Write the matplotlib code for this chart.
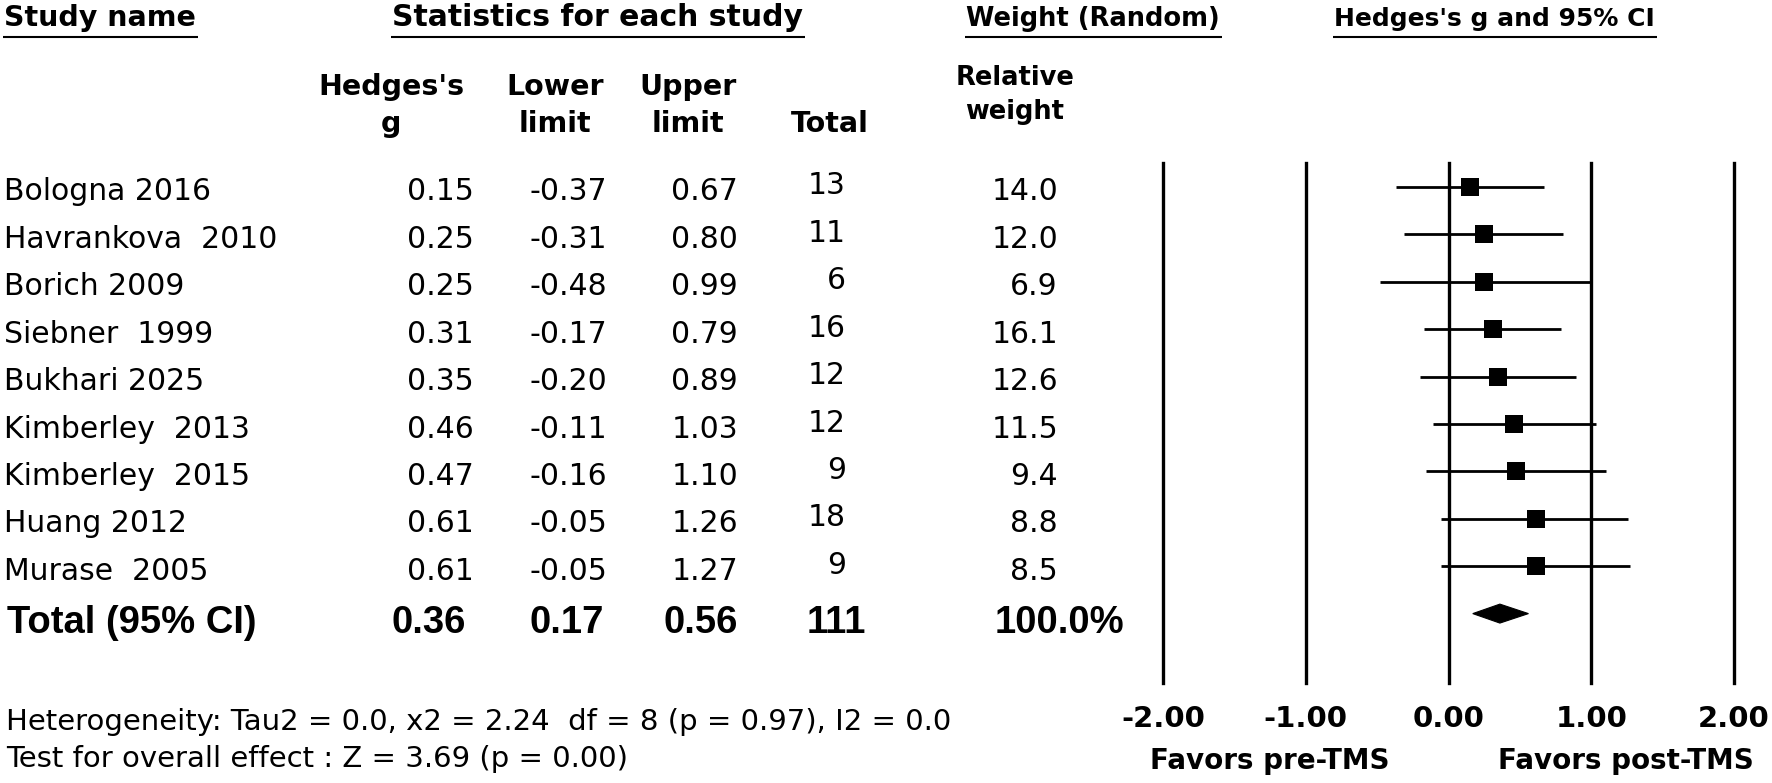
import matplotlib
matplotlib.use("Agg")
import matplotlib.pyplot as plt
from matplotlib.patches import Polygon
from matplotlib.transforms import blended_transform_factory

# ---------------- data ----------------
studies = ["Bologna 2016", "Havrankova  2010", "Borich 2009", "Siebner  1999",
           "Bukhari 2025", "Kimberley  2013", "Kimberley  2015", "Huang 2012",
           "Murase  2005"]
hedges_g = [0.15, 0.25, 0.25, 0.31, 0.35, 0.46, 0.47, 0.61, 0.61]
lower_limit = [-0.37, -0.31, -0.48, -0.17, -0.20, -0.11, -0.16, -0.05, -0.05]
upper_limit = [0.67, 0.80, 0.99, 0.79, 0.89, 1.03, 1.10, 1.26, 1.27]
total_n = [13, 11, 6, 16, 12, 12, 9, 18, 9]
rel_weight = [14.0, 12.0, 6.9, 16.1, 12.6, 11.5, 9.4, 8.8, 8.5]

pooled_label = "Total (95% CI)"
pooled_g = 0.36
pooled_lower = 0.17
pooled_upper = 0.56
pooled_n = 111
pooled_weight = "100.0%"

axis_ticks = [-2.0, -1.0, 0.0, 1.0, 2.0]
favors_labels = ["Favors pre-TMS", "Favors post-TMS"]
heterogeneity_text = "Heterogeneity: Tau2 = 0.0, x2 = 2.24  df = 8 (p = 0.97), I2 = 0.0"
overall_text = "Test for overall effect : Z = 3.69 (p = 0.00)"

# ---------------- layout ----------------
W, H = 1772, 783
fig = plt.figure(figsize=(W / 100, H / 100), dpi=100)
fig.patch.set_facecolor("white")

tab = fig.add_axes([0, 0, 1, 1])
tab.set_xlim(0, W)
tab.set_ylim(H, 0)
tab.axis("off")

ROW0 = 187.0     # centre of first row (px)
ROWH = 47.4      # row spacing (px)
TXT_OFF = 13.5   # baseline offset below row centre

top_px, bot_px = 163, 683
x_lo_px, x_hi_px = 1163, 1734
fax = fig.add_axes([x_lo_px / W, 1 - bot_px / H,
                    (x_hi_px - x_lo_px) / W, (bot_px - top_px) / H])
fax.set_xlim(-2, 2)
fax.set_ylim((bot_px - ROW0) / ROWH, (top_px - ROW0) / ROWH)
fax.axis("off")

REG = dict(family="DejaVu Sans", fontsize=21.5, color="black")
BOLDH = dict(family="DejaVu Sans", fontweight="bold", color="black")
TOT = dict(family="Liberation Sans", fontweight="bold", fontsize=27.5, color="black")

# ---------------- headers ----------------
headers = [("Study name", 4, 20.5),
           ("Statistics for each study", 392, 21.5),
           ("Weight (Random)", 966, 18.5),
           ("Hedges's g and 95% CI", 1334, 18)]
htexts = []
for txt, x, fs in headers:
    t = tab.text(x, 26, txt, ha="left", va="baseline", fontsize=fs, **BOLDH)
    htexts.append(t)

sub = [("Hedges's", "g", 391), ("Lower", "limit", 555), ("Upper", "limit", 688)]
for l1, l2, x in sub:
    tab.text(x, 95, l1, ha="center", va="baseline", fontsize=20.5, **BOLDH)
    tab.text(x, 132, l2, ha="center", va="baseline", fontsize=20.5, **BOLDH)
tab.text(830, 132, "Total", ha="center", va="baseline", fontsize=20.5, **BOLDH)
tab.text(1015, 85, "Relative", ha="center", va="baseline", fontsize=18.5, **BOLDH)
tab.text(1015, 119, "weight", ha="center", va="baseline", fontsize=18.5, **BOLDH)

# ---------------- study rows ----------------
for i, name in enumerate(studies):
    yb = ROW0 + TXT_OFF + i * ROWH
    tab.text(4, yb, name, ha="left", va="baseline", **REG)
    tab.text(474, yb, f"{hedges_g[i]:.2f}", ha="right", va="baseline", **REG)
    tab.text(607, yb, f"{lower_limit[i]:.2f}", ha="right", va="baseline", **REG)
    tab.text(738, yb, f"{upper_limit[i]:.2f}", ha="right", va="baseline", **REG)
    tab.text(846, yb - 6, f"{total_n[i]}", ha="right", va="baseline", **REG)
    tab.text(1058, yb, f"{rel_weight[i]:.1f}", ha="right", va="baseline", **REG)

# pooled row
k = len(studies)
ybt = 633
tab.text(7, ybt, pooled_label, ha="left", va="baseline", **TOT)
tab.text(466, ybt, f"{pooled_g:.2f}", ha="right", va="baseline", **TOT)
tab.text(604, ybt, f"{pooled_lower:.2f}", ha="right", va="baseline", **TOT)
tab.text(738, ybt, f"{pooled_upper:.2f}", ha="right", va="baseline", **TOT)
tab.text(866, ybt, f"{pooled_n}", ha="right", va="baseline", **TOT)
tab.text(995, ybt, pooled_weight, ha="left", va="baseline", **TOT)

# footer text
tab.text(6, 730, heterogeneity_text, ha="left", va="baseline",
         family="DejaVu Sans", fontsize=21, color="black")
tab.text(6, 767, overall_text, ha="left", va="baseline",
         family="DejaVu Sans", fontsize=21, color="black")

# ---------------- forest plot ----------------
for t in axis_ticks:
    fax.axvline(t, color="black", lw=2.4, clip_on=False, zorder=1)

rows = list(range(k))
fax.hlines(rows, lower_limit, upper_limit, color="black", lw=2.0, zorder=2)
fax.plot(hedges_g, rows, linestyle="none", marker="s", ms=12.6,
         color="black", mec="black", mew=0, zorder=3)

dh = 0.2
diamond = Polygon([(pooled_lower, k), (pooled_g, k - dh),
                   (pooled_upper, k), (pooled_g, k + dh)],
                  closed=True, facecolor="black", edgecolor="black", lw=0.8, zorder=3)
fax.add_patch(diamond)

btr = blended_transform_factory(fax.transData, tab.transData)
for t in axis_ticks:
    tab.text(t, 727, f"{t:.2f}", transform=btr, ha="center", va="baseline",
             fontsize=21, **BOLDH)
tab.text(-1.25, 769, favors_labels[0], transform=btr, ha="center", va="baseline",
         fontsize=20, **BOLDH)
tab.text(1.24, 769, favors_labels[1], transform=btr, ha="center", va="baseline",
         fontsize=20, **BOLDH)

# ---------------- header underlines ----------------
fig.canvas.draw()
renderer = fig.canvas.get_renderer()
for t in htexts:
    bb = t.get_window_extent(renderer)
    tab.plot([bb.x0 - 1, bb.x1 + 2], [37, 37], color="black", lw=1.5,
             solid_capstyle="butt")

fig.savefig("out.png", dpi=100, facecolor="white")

☆ ☆ ☆ ☆ ☆ ☆ ☆

Extract, word for word, each line from the top of the data down to and including the line with "from matplotlib.transforms import"; skip the pictures.

Write the matplotlib code for this chart.
import matplotlib
matplotlib.use("Agg")
import matplotlib.pyplot as plt
from matplotlib.patches import Polygon
from matplotlib.transforms import blended_transform_factory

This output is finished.